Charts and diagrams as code
----------

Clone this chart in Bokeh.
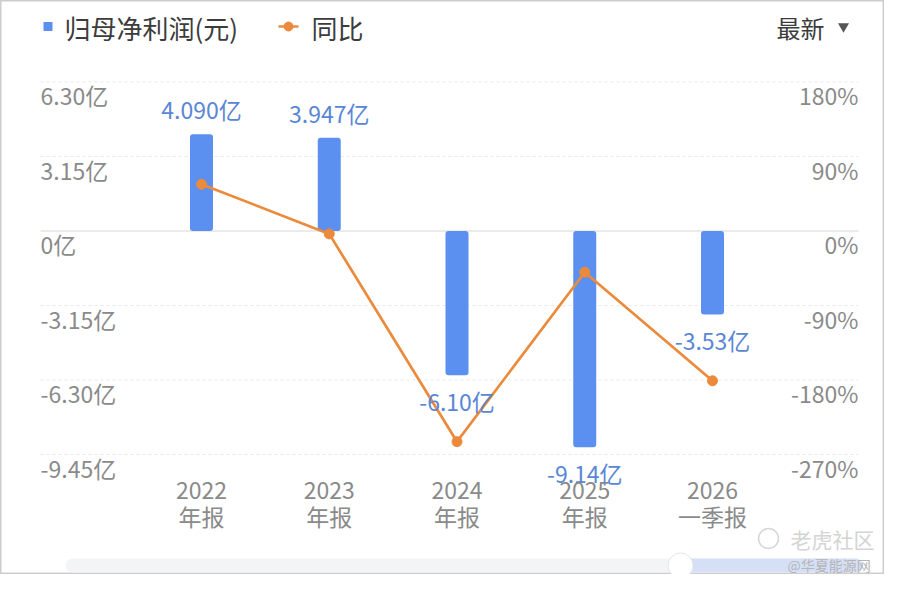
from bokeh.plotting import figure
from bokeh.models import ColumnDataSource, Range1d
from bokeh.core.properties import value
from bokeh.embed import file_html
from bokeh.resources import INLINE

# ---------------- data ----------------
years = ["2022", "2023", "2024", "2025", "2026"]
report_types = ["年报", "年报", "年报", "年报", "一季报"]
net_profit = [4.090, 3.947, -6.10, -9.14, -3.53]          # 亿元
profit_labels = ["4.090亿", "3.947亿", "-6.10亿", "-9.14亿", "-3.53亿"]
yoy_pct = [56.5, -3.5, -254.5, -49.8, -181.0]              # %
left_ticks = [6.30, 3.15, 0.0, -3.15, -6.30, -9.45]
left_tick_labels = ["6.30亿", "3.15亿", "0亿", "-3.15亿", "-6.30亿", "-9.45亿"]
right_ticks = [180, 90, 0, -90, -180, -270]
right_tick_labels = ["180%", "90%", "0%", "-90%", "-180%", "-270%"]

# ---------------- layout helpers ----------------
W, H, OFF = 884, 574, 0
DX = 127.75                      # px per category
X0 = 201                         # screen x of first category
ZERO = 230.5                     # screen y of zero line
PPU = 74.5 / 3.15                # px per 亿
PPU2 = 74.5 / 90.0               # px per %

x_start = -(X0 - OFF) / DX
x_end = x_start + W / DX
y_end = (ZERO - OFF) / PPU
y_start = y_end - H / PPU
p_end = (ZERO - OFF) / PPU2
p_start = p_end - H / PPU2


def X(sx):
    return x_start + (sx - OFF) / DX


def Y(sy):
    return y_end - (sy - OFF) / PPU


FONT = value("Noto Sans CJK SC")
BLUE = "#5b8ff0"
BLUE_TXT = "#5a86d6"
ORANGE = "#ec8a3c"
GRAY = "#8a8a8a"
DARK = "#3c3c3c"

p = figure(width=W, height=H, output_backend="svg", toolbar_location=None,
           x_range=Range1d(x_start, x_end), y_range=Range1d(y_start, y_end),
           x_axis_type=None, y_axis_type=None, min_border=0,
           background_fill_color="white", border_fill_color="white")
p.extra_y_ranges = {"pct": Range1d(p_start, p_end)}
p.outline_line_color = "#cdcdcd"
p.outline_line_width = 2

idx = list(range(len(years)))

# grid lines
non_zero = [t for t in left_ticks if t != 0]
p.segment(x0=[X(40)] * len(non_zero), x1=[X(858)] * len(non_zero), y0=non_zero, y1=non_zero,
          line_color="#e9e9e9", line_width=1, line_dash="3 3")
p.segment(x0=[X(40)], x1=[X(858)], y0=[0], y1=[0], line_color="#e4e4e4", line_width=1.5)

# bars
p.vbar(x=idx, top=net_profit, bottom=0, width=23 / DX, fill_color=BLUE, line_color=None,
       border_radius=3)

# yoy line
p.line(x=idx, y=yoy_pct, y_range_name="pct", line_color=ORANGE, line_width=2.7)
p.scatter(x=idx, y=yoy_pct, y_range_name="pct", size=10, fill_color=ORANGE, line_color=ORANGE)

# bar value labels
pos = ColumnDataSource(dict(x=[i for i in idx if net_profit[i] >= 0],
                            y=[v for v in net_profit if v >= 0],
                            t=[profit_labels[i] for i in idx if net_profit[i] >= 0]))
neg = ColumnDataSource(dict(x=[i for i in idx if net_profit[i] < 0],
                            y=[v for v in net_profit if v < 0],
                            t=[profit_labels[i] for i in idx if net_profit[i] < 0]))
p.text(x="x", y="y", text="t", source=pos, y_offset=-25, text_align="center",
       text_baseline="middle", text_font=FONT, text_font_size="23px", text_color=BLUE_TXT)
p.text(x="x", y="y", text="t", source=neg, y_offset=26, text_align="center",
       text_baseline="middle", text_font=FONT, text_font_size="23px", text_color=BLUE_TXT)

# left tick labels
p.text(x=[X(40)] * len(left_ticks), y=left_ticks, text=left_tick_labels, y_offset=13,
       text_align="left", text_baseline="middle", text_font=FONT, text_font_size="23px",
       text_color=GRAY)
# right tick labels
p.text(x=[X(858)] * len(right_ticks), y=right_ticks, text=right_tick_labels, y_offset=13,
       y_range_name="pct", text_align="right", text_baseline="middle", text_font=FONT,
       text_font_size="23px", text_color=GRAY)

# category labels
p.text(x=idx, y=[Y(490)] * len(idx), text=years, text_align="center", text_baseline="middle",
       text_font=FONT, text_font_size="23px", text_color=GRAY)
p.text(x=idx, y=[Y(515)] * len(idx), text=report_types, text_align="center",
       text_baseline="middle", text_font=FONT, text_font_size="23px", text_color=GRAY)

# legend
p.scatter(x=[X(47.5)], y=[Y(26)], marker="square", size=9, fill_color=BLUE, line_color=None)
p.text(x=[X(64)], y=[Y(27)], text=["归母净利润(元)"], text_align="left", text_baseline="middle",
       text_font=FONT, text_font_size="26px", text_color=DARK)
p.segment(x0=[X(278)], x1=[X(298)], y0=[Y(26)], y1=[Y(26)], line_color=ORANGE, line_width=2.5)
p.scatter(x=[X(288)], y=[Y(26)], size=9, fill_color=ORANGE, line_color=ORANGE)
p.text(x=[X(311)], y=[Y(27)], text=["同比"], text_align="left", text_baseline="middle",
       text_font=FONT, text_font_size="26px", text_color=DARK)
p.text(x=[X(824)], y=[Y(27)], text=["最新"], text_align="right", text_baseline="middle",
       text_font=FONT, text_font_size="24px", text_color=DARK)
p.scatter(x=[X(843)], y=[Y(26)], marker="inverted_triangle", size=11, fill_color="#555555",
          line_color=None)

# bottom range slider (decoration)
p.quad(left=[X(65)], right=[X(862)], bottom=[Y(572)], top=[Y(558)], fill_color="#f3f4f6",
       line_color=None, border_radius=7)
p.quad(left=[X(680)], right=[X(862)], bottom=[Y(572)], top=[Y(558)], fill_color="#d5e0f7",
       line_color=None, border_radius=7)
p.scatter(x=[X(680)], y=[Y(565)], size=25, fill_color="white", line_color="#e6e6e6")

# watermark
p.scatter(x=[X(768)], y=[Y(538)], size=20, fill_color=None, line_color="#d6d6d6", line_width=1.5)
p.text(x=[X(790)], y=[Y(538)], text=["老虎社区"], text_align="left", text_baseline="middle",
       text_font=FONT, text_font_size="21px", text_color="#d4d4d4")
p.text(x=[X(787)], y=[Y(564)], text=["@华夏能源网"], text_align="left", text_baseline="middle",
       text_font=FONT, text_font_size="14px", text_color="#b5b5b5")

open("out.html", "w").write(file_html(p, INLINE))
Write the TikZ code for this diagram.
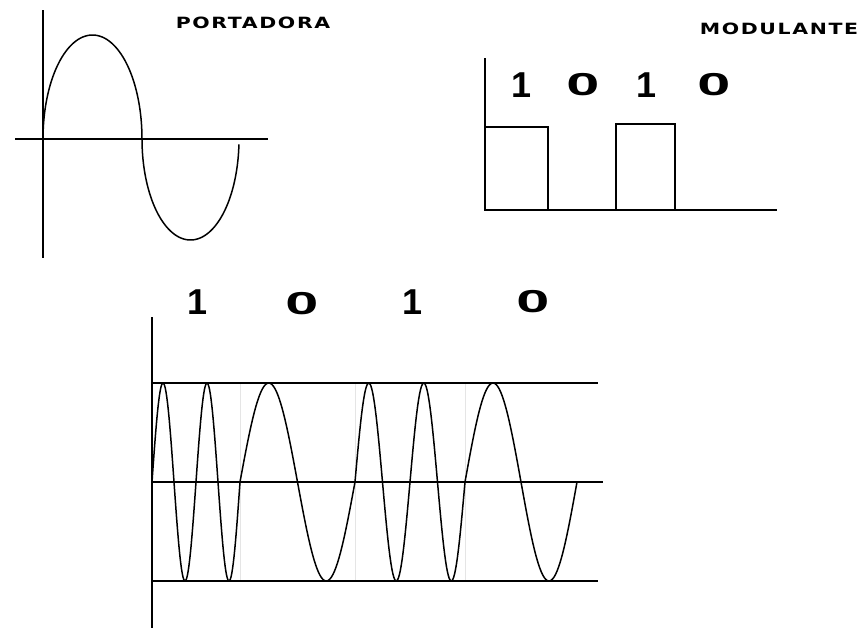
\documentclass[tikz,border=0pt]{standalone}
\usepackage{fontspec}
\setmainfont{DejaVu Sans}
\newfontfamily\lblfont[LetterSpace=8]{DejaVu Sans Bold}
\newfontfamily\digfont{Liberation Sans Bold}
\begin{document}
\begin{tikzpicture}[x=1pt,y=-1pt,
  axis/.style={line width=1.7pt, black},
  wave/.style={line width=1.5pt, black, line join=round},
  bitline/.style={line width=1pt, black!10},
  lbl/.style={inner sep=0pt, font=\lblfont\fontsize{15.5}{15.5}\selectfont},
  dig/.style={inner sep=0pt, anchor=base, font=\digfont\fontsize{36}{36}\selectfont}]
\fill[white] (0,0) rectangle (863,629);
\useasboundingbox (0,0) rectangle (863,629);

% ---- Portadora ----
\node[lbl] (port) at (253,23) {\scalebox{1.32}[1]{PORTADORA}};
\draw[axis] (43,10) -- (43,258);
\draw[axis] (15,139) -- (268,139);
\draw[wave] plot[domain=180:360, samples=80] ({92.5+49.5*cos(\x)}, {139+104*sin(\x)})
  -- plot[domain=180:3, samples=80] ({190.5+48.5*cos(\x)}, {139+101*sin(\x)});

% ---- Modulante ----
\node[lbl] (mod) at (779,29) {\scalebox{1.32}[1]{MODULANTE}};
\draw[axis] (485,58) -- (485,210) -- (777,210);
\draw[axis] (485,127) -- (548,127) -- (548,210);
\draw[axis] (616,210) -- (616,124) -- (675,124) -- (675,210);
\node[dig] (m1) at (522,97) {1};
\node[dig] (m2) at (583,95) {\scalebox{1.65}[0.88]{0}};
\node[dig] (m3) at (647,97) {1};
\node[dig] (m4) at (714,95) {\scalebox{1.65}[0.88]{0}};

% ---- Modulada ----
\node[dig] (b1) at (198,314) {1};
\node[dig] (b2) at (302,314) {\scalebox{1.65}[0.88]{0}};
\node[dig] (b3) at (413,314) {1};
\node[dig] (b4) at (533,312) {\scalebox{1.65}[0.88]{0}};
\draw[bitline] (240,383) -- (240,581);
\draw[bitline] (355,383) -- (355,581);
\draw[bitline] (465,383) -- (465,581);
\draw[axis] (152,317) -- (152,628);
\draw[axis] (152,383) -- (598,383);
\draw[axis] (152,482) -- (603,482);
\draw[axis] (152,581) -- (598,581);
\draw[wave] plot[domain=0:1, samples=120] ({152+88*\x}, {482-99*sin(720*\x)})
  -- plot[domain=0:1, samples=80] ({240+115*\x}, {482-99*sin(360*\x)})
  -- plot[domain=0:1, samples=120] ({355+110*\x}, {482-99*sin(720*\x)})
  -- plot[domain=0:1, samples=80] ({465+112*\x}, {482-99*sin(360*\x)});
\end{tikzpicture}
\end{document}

----------

From the first line above down to the line with "p.outline_line_width = 2", reproduce every line and no others, omitting pictures.

# Answer for the task:
Clone this chart in Bokeh.
from bokeh.plotting import figure
from bokeh.models import ColumnDataSource, Range1d
from bokeh.core.properties import value
from bokeh.embed import file_html
from bokeh.resources import INLINE

# ---------------- data ----------------
years = ["2022", "2023", "2024", "2025", "2026"]
report_types = ["年报", "年报", "年报", "年报", "一季报"]
net_profit = [4.090, 3.947, -6.10, -9.14, -3.53]          # 亿元
profit_labels = ["4.090亿", "3.947亿", "-6.10亿", "-9.14亿", "-3.53亿"]
yoy_pct = [56.5, -3.5, -254.5, -49.8, -181.0]              # %
left_ticks = [6.30, 3.15, 0.0, -3.15, -6.30, -9.45]
left_tick_labels = ["6.30亿", "3.15亿", "0亿", "-3.15亿", "-6.30亿", "-9.45亿"]
right_ticks = [180, 90, 0, -90, -180, -270]
right_tick_labels = ["180%", "90%", "0%", "-90%", "-180%", "-270%"]

# ---------------- layout helpers ----------------
W, H, OFF = 884, 574, 0
DX = 127.75                      # px per category
X0 = 201                         # screen x of first category
ZERO = 230.5                     # screen y of zero line
PPU = 74.5 / 3.15                # px per 亿
PPU2 = 74.5 / 90.0               # px per %

x_start = -(X0 - OFF) / DX
x_end = x_start + W / DX
y_end = (ZERO - OFF) / PPU
y_start = y_end - H / PPU
p_end = (ZERO - OFF) / PPU2
p_start = p_end - H / PPU2


def X(sx):
    return x_start + (sx - OFF) / DX


def Y(sy):
    return y_end - (sy - OFF) / PPU


FONT = value("Noto Sans CJK SC")
BLUE = "#5b8ff0"
BLUE_TXT = "#5a86d6"
ORANGE = "#ec8a3c"
GRAY = "#8a8a8a"
DARK = "#3c3c3c"

p = figure(width=W, height=H, output_backend="svg", toolbar_location=None,
           x_range=Range1d(x_start, x_end), y_range=Range1d(y_start, y_end),
           x_axis_type=None, y_axis_type=None, min_border=0,
           background_fill_color="white", border_fill_color="white")
p.extra_y_ranges = {"pct": Range1d(p_start, p_end)}
p.outline_line_color = "#cdcdcd"
p.outline_line_width = 2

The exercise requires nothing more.